Forget romance and flowers, the story of Saint Valentine is one of religious persecution and sacrifice.
For an occasion that celebrates romantic love with the giving of chocolates and roses, Valentine’s Day has surprisingly grisly origins.
The day is named after a Christian priest, Valentinus, who lived in the late third century AD and was beheaded on the orders of the pagan Roman emperor Claudius II on 14 February, a date subsequently commemorated by Christians as his feast day. But how did this bloody tale transform into a celebration of love?
The fullest accounts of the martyrdom of Saint Valentine can be found in early medieval texts, which reveal there were two Christian martyrs with that name.
The first tale, written down by the sixth century AD, concerns a priest based in Rome who cured the blindness of an official’s daughter. The official was so grateful to Valentinus that he and his household asked to be baptised. Furious, the emperor Claudius had the priest beaten and beheaded on the Via Flaminia (a major road heading north out of Rome) on 14 February. A woman named Savilla buried Valentinus’ corpse at the site of his execution.

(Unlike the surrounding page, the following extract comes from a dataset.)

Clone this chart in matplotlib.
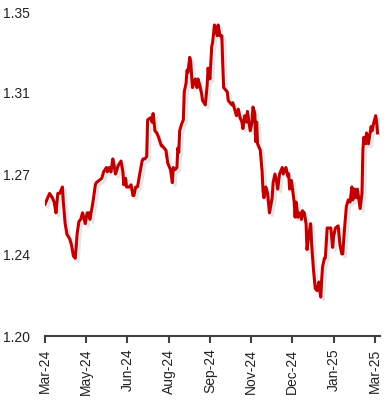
import numpy as np
import pandas as pd
import matplotlib
matplotlib.use("Agg")
import matplotlib.pyplot as plt
import matplotlib.dates as mdates
import matplotlib.patheffects as pe

# days since 21 Mar 2024, and the exchange rate
start = pd.Timestamp("2024-03-21")
days = [0, 1, 3, 5, 8, 10, 12, 14, 16, 19, 20, 21, 22, 24, 27, 29, 31, 33, 34, 35,
        36, 37, 39, 41, 44, 46, 48, 49, 52, 55, 56, 59, 62, 64, 67, 68, 70, 72, 74, 75,
        77, 80, 83, 85, 86, 88, 89, 92, 94, 96, 97, 99, 101, 103, 106, 107, 109, 111, 112, 115,
        117, 118, 120, 122, 124, 127, 128, 130, 132, 134, 135, 137, 139, 140, 142, 144, 145, 146, 147, 149,
        151, 152, 154, 155, 156, 158, 159, 160, 161, 164, 166, 167, 169, 171, 172, 175, 177, 178, 180, 182,
        183, 185, 188, 189, 191, 193, 194, 195, 199, 200, 202, 204, 205, 207, 209, 211, 213, 215, 216, 218,
        220, 221, 224, 226, 227, 229, 230, 231, 232, 235, 237, 238, 239, 241, 243, 245, 248, 249, 251, 253,
        254, 256, 259, 260, 263, 265, 266, 267, 269, 272, 273, 274, 275, 276, 278, 280, 281, 283, 285, 286,
        288, 290, 291, 293, 295, 297, 299, 301, 302, 303, 305, 306, 308, 310, 312, 314, 315, 317, 320, 322,
        324, 325, 327, 329, 331, 333, 335, 336, 338, 340, 341, 344, 346, 347, 348, 350, 351, 353, 356, 357,
        359, 361, 362, 363]
rate = [1.261, 1.262, 1.264, 1.266, 1.264, 1.262, 1.257, 1.266, 1.266, 1.269, 1.262, 1.257, 1.252, 1.247, 1.245, 1.242, 1.237, 1.236, 1.241, 1.247,
        1.250, 1.253, 1.254, 1.257, 1.252, 1.257, 1.257, 1.254, 1.261, 1.270, 1.271, 1.272, 1.273, 1.276, 1.278, 1.276, 1.278, 1.276, 1.282, 1.280,
        1.275, 1.279, 1.281, 1.276, 1.270, 1.273, 1.269, 1.269, 1.270, 1.265, 1.265, 1.269, 1.269, 1.274, 1.281, 1.282, 1.282, 1.283, 1.300, 1.301,
        1.299, 1.303, 1.295, 1.294, 1.292, 1.288, 1.288, 1.287, 1.286, 1.280, 1.279, 1.277, 1.271, 1.278, 1.277, 1.278, 1.287, 1.285, 1.295, 1.298,
        1.300, 1.313, 1.317, 1.323, 1.322, 1.329, 1.327, 1.321, 1.315, 1.319, 1.315, 1.319, 1.316, 1.312, 1.309, 1.307, 1.316, 1.324, 1.319, 1.334,
        1.336, 1.344, 1.339, 1.344, 1.339, 1.339, 1.326, 1.315, 1.313, 1.309, 1.308, 1.307, 1.308, 1.305, 1.302, 1.305, 1.301, 1.299, 1.296, 1.302,
        1.299, 1.304, 1.295, 1.299, 1.306, 1.303, 1.290, 1.299, 1.289, 1.286, 1.276, 1.267, 1.264, 1.269, 1.266, 1.257, 1.264, 1.271, 1.275, 1.271,
        1.268, 1.275, 1.278, 1.275, 1.278, 1.274, 1.275, 1.268, 1.272, 1.262, 1.255, 1.262, 1.259, 1.255, 1.257, 1.254, 1.258, 1.257, 1.252, 1.240,
        1.247, 1.252, 1.243, 1.231, 1.222, 1.221, 1.225, 1.218, 1.226, 1.232, 1.236, 1.236, 1.250, 1.250, 1.250, 1.241, 1.246, 1.250, 1.251, 1.242,
        1.238, 1.238, 1.250, 1.260, 1.263, 1.262, 1.269, 1.263, 1.268, 1.264, 1.268, 1.259, 1.266, 1.286, 1.292, 1.289, 1.294, 1.289, 1.297, 1.295,
        1.299, 1.302, 1.299, 1.294]

tick_step = 45  # days between axis labels
y_ticks = [1.20, 1.2375, 1.275, 1.3125, 1.35]

dates = start + pd.to_timedelta(days, unit="D")
tick_dates = [start + pd.Timedelta(days=tick_step * k) for k in range(9)]

plt.rcParams['font.family'] = ['Liberation Sans', 'DejaVu Sans']

fig = plt.figure(figsize=(3.92, 4.0), dpi=100)
ax = fig.add_axes([0.1148, 0.16, 0.969 - 0.1148, 0.81])

ax.plot(dates, rate, color='#C00000', linewidth=2.2, solid_joinstyle='round',
        path_effects=[pe.SimpleLineShadow(offset=(2, -2), shadow_color='#999999', alpha=0.25),
                      pe.Normal()])

ax.set_xlim(start, start + pd.Timedelta(days=365.5))
ax.set_ylim(1.20, 1.35)
ax.set_yticks(y_ticks)
ax.yaxis.set_major_formatter(plt.FuncFormatter(lambda v, p: f"{v:.2f}"))
ax.set_xticks(tick_dates)
ax.xaxis.set_major_formatter(mdates.DateFormatter('%b-%y'))

for side in ['top', 'right', 'left']:
    ax.spines[side].set_visible(False)
ax.spines['bottom'].set_color('#404040')
ax.spines['bottom'].set_linewidth(1.5)

ax.tick_params(axis='y', length=0, pad=11, labelsize=10, labelcolor='#222222')
ax.tick_params(axis='x', direction='out', length=5, width=1.5, color='#404040',
               labelsize=10, labelrotation=90, pad=4, labelcolor='#222222')

fig.savefig('out.png', dpi=100)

The second version, attested in the eighth century AD, focuses on Valentinus, the bishop of Terni, a town in Umbria. Valentinus was summoned to Rome to help a student whose head had been stuck between his knees for three years. The bishop cured the student, which led to his father, a famous orator, converting to Christianity. Valentinus was arrested by the prefect of Rome, who ordered him to sacrifice to the pagan gods; when the bishop refused, he was beheaded, and his body was buried outside Terni.
The similarities between the two stories are obvious, and it may be that these miracle tales were originally told of the same individual, but then over time both Rome and Terni claimed Valentinus as their own saint.
Was either Saint Valentine a real historical figure? Although Claudius II is not known to have persecuted Christians, several other rulers of the third and early fourth centuries certainly did. The executions at the hands of Roman authorities lived long in the memory of Christians, who told stories of these martyrdoms to inspire future generations.
This gave rise to an entirely new genre of writing known as ‘hagiography’, or writing about saints. Some hagiographies give accurate reports of the lives of historical figures, while others blend fact with fiction or are entirely invented. Even if Valentinus was not a real priest, his stories, and those of countless other martyrs, reflect how Christians conceptualised their past under pagan Roman emperors.
Christians had begun to commemorate Valentinus by the mid-fourth century AD, when Julius I, bishop of Rome, built a church in his honour at the second mile of the Via Flaminia. A few decades later, another bishop, Damasus, composed a poem in Valentinus’ honour. It was inscribed on stone and unfortunately only a few fragments survive today.
The cult of Saint Valentine saw renewed interest in the seventh century AD, when three popes— Honorius I, Theodore I, and Benedict II—are said to have rebuilt, restored, or donated to his church. Early medieval texts show it became a popular stop for pilgrims travelling to Rome.
But Terni was not to be outdone. A church in honour of Saint Valentine was erected to the south of the town, at the sixty-fourth mile of the Via Flaminia, by the eighth century. The result has been endless decades of confusion about who—if anyone—was the real Saint Valentine.
There is no association between Saint Valentine and romantic love in the Roman hagiographical tradition. The connection dates back to the poem Parlement of Foules, written by Geoffrey Chaucer in the fourteenth century. Since medieval English calendars record the beginning of Spring in February, Chaucer evidently thought Saint Valentine’s Day an appropriate setting for his poem, which features birds gathering together to select their mates (‘makes’ in Middle English) after the long Winter.
For this was on seynt Valentynes day,
Chaucer, Parlement of Foules, lines 309-310 (ed. Walter Skeat)
Whan every foul cometh ther to chese his make
Within a hundred years of Chaucer, Saint Valentine’s Day was well established in both England and France as a romantic occasion which required the exchange of love poems. By the eighteenth century, people had started to invent connections between the idea of love and the Christian priest, some even supposing that he had been a matchmaker for Roman couples.
This new way of celebrating Saint Valentine—and the commercial industry which surrounds the occasion today— would have puzzled the ancient Christians, for whom it was a day to honour a man who died courageously for his faith. But the many love letters and poems that survive from the Roman world show that we still have one thing in common. When it comes to expressions of romantic love, there is nothing better than a few well-chosen words, written from the heart.